Cancer referral guidelines
In the UK, referral guidelines for suspected cancer have been produced by the National Institute for Health and Clinical Excellence (NICE) and Scottish Intercollegiate Guidelines Network (SIGN).
The NHS Cancer Referral Guidelines from NICE aim to help GPs and other health professionals know when to refer people to specialists if they have symptoms that could be caused by a cancer. The guidelines include three levels of referral:
immediate referral - where you’re seen by a specialist within a few hours
urgent referral - where you’re seen by a specialist within the national target for urgent referrals (currently two weeks)
non-urgent referral - where you’re seen by a specialist under locally agreed referral systems.
Although two weeks may seem like a long time to wait for an urgent referral, if the symptoms are caused by a cancer it’s unlikely to have changed in this time.

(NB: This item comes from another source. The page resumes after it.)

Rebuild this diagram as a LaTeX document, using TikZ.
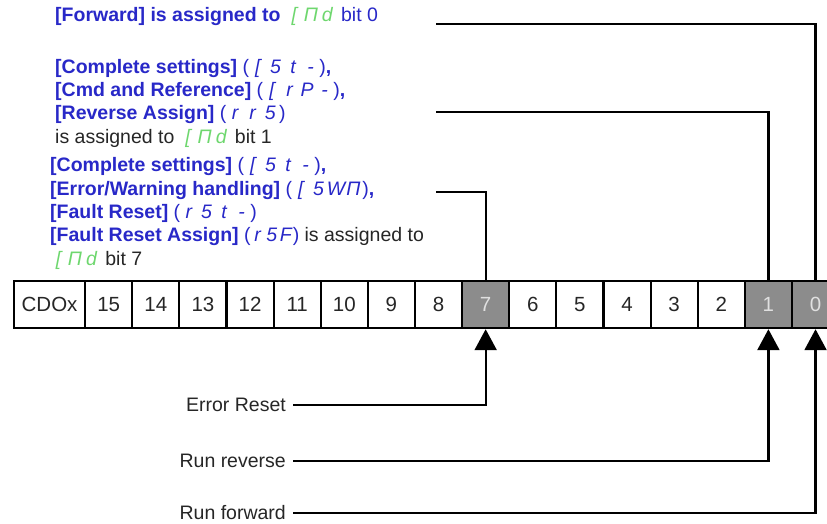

The guidelines also include guidance on the need for information and support.
The NICE cancer referral guidelines are divided into three sections:
General information about being referred for suspected cancer.
Adult cancers - this includes a list of symptoms with recommendations of when someone should be referred to a specialist.
Children and young people with suspected cancer.
Details of the guidance is available on the NICE website.
The Scottish Intercollegiate Guidelines Network (SIGN) are the Scottish equivalent of NICE and produce cancer guidelines for Scotland.